▶ [WRITTEN EXERCISE] Could you write out every record below exactly, leaving out any pictures?

▶ [ENTRIES SUPPLIED]

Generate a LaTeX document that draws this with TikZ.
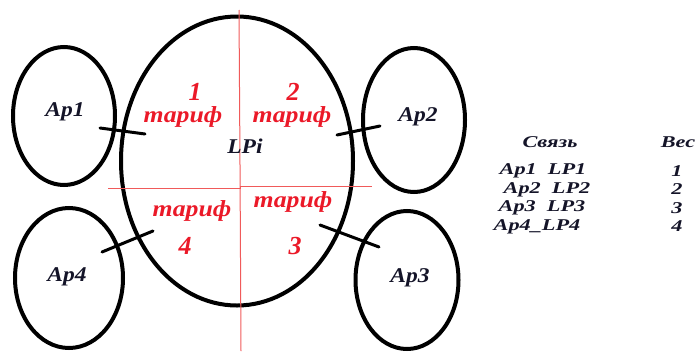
\documentclass[tikz,border=0pt]{standalone}
\usepackage{fontspec}
\setmainfont{Liberation Serif}
\newfontfamily\widefont[FakeStretch=1.12]{Liberation Serif}
\newfontfamily\tabfont[FakeStretch=1.35]{Liberation Serif}
\usetikzlibrary{shapes.geometric}
\definecolor{txtred}{RGB}{235,25,40}
\definecolor{linered}{RGB}{240,90,90}
\definecolor{txtdark}{RGB}{20,20,40}
\tikzset{
  oval/.style={draw=black, line width=4pt, ellipse, inner sep=0pt},
  link/.style={draw=black, line width=3pt, line cap=round},
  divider/.style={draw=linered, line width=1pt},
  lbl/.style={inner sep=0pt, font=\widefont\fontsize{21}{21}\selectfont\bfseries\itshape, text=txtdark},
  tarif/.style={inner sep=0pt, font=\widefont\fontsize{23}{23}\selectfont\bfseries\itshape, text=txtred},
  num/.style={inner sep=0pt, font=\fontsize{26}{26}\selectfont\bfseries\itshape, text=txtred},
  tab/.style={inner sep=0pt, font=\tabfont\fontsize{16.5}{16.5}\selectfont\bfseries\itshape, text=txtdark}
}
\begin{document}
\begin{tikzpicture}[x=1pt, y=-1pt]
\useasboundingbox (0,0) rectangle (699,351);
% big ellipse
\node[oval, minimum width=232pt, minimum height=289pt] (lp) at (237,161) {};
% small ellipses
\node[oval, minimum width=102pt, minimum height=138pt] (ap1) at (64,116) {};
\node[oval, minimum width=102pt, minimum height=144pt] (ap2) at (414,120) {};
\node[oval, minimum width=103pt, minimum height=138pt] (ap3) at (407,280) {};
\node[oval, minimum width=108pt, minimum height=140pt] (ap4) at (69,278) {};
% red dividers
\coordinate (vtop) at (239,10);
\coordinate (vmid) at (240,165);
\coordinate (vbot) at (241,351);
\coordinate (hl) at (108,188);
\coordinate (hr) at (372,186);
\draw[divider] (vtop) -- (vmid) -- (vbot);
\draw[divider] (hl) -- (240,188) -- (240,186) -- (hr);
% connectors
\coordinate (c1a) at (100,128); \coordinate (c1b) at (145,134);
\coordinate (c2a) at (337,135); \coordinate (c2b) at (380,126);
\coordinate (c3a) at (320,225); \coordinate (c3b) at (379,247);
\coordinate (c4a) at (102,252); \coordinate (c4b) at (153,231);
\draw[link] (c1a) -- (c1b);
\draw[link] (c2a) -- (c2b);
\draw[link] (c3a) -- (c3b);
\draw[link] (c4a) -- (c4b);
% labels
\node[lbl] (t1) at (65,112) {Ap1};
\node[lbl] (t2) at (418,117) {Ap2};
\node[lbl] (t3) at (410,278) {Ap3};
\node[lbl] (t4) at (67,277) {Ap4};
\node[lbl] (tlp) at (245,146) {LPi};
\node[num] (n1) at (195,92) {1};
\node[num] (n2) at (293,92) {2};
\node[num] (n3) at (295,246) {3};
\node[num] (n4) at (185,246) {4};
\node[tarif] (r1) at (183,117) {тариф};
\node[tarif] (r2) at (292,117) {тариф};
\node[tarif] (r3) at (293,202) {тариф};
\node[tarif] (r4) at (192,211) {тариф};
% table
\node[tab] (h1) at (550,142) {Связь};
\node[tab] (h2) at (678,142) {Вес};
\node[tab] (a1) at (543,171) {Ap1\ \ LP1};
\node[tab] (a2) at (547,189.5) {Ap2\ \ LP2};
\node[tab] (a3) at (542,208) {Ap3\ \ LP3};
\node[tab] (a4) at (537,226.5) {Ap4\_LP4};
\node[tab] (w1) at (677,171) {1};
\node[tab] (w2) at (677,189.5) {2};
\node[tab] (w3) at (677,208) {3};
\node[tab] (w4) at (677,226.5) {4};
\end{tikzpicture}
\end{document}
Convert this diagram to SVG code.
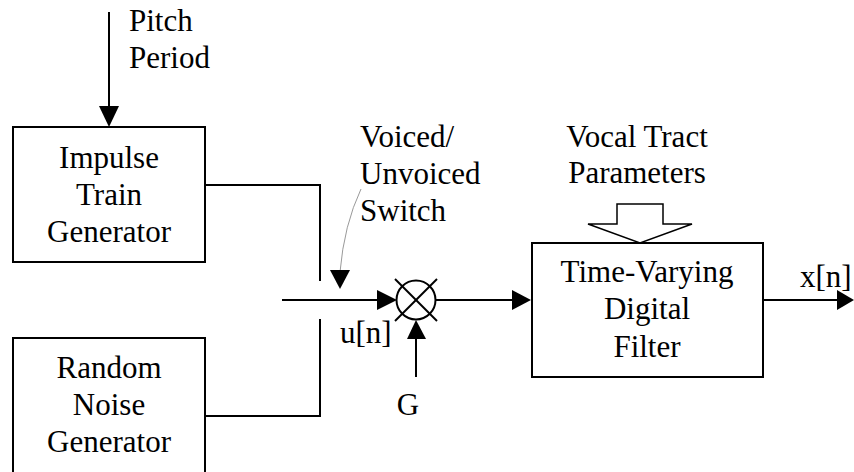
<svg xmlns="http://www.w3.org/2000/svg" width="854" height="472" viewBox="0 0 854 472">
<style>
text{font-family:'Liberation Serif','DejaVu Serif',serif;font-size:31px;fill:#000}
.c{text-anchor:middle}
.box{fill:#fff;stroke:#000;stroke-width:2}
.ln{fill:none;stroke:#000;stroke-width:2}
.ah{fill:#000;stroke:none}
</style>
<rect width="854" height="472" fill="#fff"/>
<g id="connectors">
<line class="ln" x1="109" y1="12" x2="109" y2="108"/>
<polygon class="ah" points="99,106 119,106 109,127"/>
<polyline class="ln" points="205,185 320,185 320,281"/>
<polyline class="ln" points="320,319 320,416 205,416"/>
<line class="ln" x1="282" y1="300" x2="379" y2="300"/>
<polygon class="ah" points="377,290 377,310 397,300"/>
<path d="M361,189 Q344,225 340,272" fill="none" stroke="#999" stroke-width="1"/>
<polygon class="ah" points="330,270 350,270 340,289"/>
<line class="ln" x1="416" y1="377" x2="416" y2="337"/>
<polygon class="ah" points="407,339 426,339 416,320"/>
<line class="ln" x1="436" y1="300" x2="514" y2="300"/>
<polygon class="ah" points="512,290 512,310 531,300"/>
<line class="ln" x1="763" y1="300" x2="839" y2="300"/>
<polygon class="ah" points="837,290 837,310 854,300"/>
<polygon points="617,204 663,204 663,224 692,224 640,243 588,224 617,224" fill="#fff" stroke="#000" stroke-width="1.5"/>
</g>
<g id="pitch-label" font-family="Liberation Serif, serif">
<text x="129" y="31">Pitch</text>
<text x="129" y="68">Period</text>
</g>
<g id="impulse">
<rect class="box" x="13" y="127" width="192" height="135"/>
<text class="c" x="109" y="168">Impulse</text>
<text class="c" x="109" y="205">Train</text>
<text class="c" x="109" y="242">Generator</text>
</g>
<g id="noise">
<rect class="box" x="13" y="338" width="192" height="140"/>
<text class="c" x="109" y="378">Random</text>
<text class="c" x="109" y="415">Noise</text>
<text class="c" x="109" y="452">Generator</text>
</g>
<g id="switch-label">
<text x="360" y="147">Voiced/</text>
<text x="360" y="184">Unvoiced</text>
<text x="360" y="221">Switch</text>
</g>
<g id="multiplier">
<circle cx="416" cy="300" r="19.5" fill="#fff" stroke="#000" stroke-width="2"/>
<line class="ln" x1="395" y1="279" x2="437" y2="321"/>
<line class="ln" x1="437" y1="279" x2="395" y2="321"/>
</g>
<g id="labels">
<text x="340" y="343">u[n]</text>
<text class="c" x="408" y="415">G</text>
<text x="800" y="287">x[n]</text>
</g>
<g id="vocal-label">
<text class="c" x="637" y="147">Vocal Tract</text>
<text class="c" x="637" y="183">Parameters</text>
</g>
<g id="filter">
<rect class="box" x="532" y="243" width="231" height="134"/>
<text class="c" x="647" y="282">Time-Varying</text>
<text class="c" x="647" y="319">Digital</text>
<text class="c" x="647" y="357">Filter</text>
</g>
</svg>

▶ [COMPLETED TASK]
Generate a LaTeX document that draws this with TikZ.
\documentclass[tikz,border=0pt]{standalone}
\usepackage{fontspec}
\setmainfont{Liberation Serif}
\newfontfamily\widefont[FakeStretch=1.12]{Liberation Serif}
\newfontfamily\tabfont[FakeStretch=1.35]{Liberation Serif}
\usetikzlibrary{shapes.geometric}
\definecolor{txtred}{RGB}{235,25,40}
\definecolor{linered}{RGB}{240,90,90}
\definecolor{txtdark}{RGB}{20,20,40}
\tikzset{
  oval/.style={draw=black, line width=4pt, ellipse, inner sep=0pt},
  link/.style={draw=black, line width=3pt, line cap=round},
  divider/.style={draw=linered, line width=1pt},
  lbl/.style={inner sep=0pt, font=\widefont\fontsize{21}{21}\selectfont\bfseries\itshape, text=txtdark},
  tarif/.style={inner sep=0pt, font=\widefont\fontsize{23}{23}\selectfont\bfseries\itshape, text=txtred},
  num/.style={inner sep=0pt, font=\fontsize{26}{26}\selectfont\bfseries\itshape, text=txtred},
  tab/.style={inner sep=0pt, font=\tabfont\fontsize{16.5}{16.5}\selectfont\bfseries\itshape, text=txtdark}
}
\begin{document}
\begin{tikzpicture}[x=1pt, y=-1pt]
\useasboundingbox (0,0) rectangle (699,351);
% big ellipse
\node[oval, minimum width=232pt, minimum height=289pt] (lp) at (237,161) {};
% small ellipses
\node[oval, minimum width=102pt, minimum height=138pt] (ap1) at (64,116) {};
\node[oval, minimum width=102pt, minimum height=144pt] (ap2) at (414,120) {};
\node[oval, minimum width=103pt, minimum height=138pt] (ap3) at (407,280) {};
\node[oval, minimum width=108pt, minimum height=140pt] (ap4) at (69,278) {};
% red dividers
\coordinate (vtop) at (239,10);
\coordinate (vmid) at (240,165);
\coordinate (vbot) at (241,351);
\coordinate (hl) at (108,188);
\coordinate (hr) at (372,186);
\draw[divider] (vtop) -- (vmid) -- (vbot);
\draw[divider] (hl) -- (240,188) -- (240,186) -- (hr);
% connectors
\coordinate (c1a) at (100,128); \coordinate (c1b) at (145,134);
\coordinate (c2a) at (337,135); \coordinate (c2b) at (380,126);
\coordinate (c3a) at (320,225); \coordinate (c3b) at (379,247);
\coordinate (c4a) at (102,252); \coordinate (c4b) at (153,231);
\draw[link] (c1a) -- (c1b);
\draw[link] (c2a) -- (c2b);
\draw[link] (c3a) -- (c3b);
\draw[link] (c4a) -- (c4b);
% labels
\node[lbl] (t1) at (65,112) {Ap1};
\node[lbl] (t2) at (418,117) {Ap2};
\node[lbl] (t3) at (410,278) {Ap3};
\node[lbl] (t4) at (67,277) {Ap4};
\node[lbl] (tlp) at (245,146) {LPi};
\node[num] (n1) at (195,92) {1};
\node[num] (n2) at (293,92) {2};
\node[num] (n3) at (295,246) {3};
\node[num] (n4) at (185,246) {4};
\node[tarif] (r1) at (183,117) {тариф};
\node[tarif] (r2) at (292,117) {тариф};
\node[tarif] (r3) at (293,202) {тариф};
\node[tarif] (r4) at (192,211) {тариф};
% table
\node[tab] (h1) at (550,142) {Связь};
\node[tab] (h2) at (678,142) {Вес};
\node[tab] (a1) at (543,171) {Ap1\ \ LP1};
\node[tab] (a2) at (547,189.5) {Ap2\ \ LP2};
\node[tab] (a3) at (542,208) {Ap3\ \ LP3};
\node[tab] (a4) at (537,226.5) {Ap4\_LP4};
\node[tab] (w1) at (677,171) {1};
\node[tab] (w2) at (677,189.5) {2};
\node[tab] (w3) at (677,208) {3};
\node[tab] (w4) at (677,226.5) {4};
\end{tikzpicture}
\end{document}
Convert this diagram to SVG code.
<svg xmlns="http://www.w3.org/2000/svg" width="854" height="472" viewBox="0 0 854 472">
<style>
text{font-family:'Liberation Serif','DejaVu Serif',serif;font-size:31px;fill:#000}
.c{text-anchor:middle}
.box{fill:#fff;stroke:#000;stroke-width:2}
.ln{fill:none;stroke:#000;stroke-width:2}
.ah{fill:#000;stroke:none}
</style>
<rect width="854" height="472" fill="#fff"/>
<g id="connectors">
<line class="ln" x1="109" y1="12" x2="109" y2="108"/>
<polygon class="ah" points="99,106 119,106 109,127"/>
<polyline class="ln" points="205,185 320,185 320,281"/>
<polyline class="ln" points="320,319 320,416 205,416"/>
<line class="ln" x1="282" y1="300" x2="379" y2="300"/>
<polygon class="ah" points="377,290 377,310 397,300"/>
<path d="M361,189 Q344,225 340,272" fill="none" stroke="#999" stroke-width="1"/>
<polygon class="ah" points="330,270 350,270 340,289"/>
<line class="ln" x1="416" y1="377" x2="416" y2="337"/>
<polygon class="ah" points="407,339 426,339 416,320"/>
<line class="ln" x1="436" y1="300" x2="514" y2="300"/>
<polygon class="ah" points="512,290 512,310 531,300"/>
<line class="ln" x1="763" y1="300" x2="839" y2="300"/>
<polygon class="ah" points="837,290 837,310 854,300"/>
<polygon points="617,204 663,204 663,224 692,224 640,243 588,224 617,224" fill="#fff" stroke="#000" stroke-width="1.5"/>
</g>
<g id="pitch-label" font-family="Liberation Serif, serif">
<text x="129" y="31">Pitch</text>
<text x="129" y="68">Period</text>
</g>
<g id="impulse">
<rect class="box" x="13" y="127" width="192" height="135"/>
<text class="c" x="109" y="168">Impulse</text>
<text class="c" x="109" y="205">Train</text>
<text class="c" x="109" y="242">Generator</text>
</g>
<g id="noise">
<rect class="box" x="13" y="338" width="192" height="140"/>
<text class="c" x="109" y="378">Random</text>
<text class="c" x="109" y="415">Noise</text>
<text class="c" x="109" y="452">Generator</text>
</g>
<g id="switch-label">
<text x="360" y="147">Voiced/</text>
<text x="360" y="184">Unvoiced</text>
<text x="360" y="221">Switch</text>
</g>
<g id="multiplier">
<circle cx="416" cy="300" r="19.5" fill="#fff" stroke="#000" stroke-width="2"/>
<line class="ln" x1="395" y1="279" x2="437" y2="321"/>
<line class="ln" x1="437" y1="279" x2="395" y2="321"/>
</g>
<g id="labels">
<text x="340" y="343">u[n]</text>
<text class="c" x="408" y="415">G</text>
<text x="800" y="287">x[n]</text>
</g>
<g id="vocal-label">
<text class="c" x="637" y="147">Vocal Tract</text>
<text class="c" x="637" y="183">Parameters</text>
</g>
<g id="filter">
<rect class="box" x="532" y="243" width="231" height="134"/>
<text class="c" x="647" y="282">Time-Varying</text>
<text class="c" x="647" y="319">Digital</text>
<text class="c" x="647" y="357">Filter</text>
</g>
</svg>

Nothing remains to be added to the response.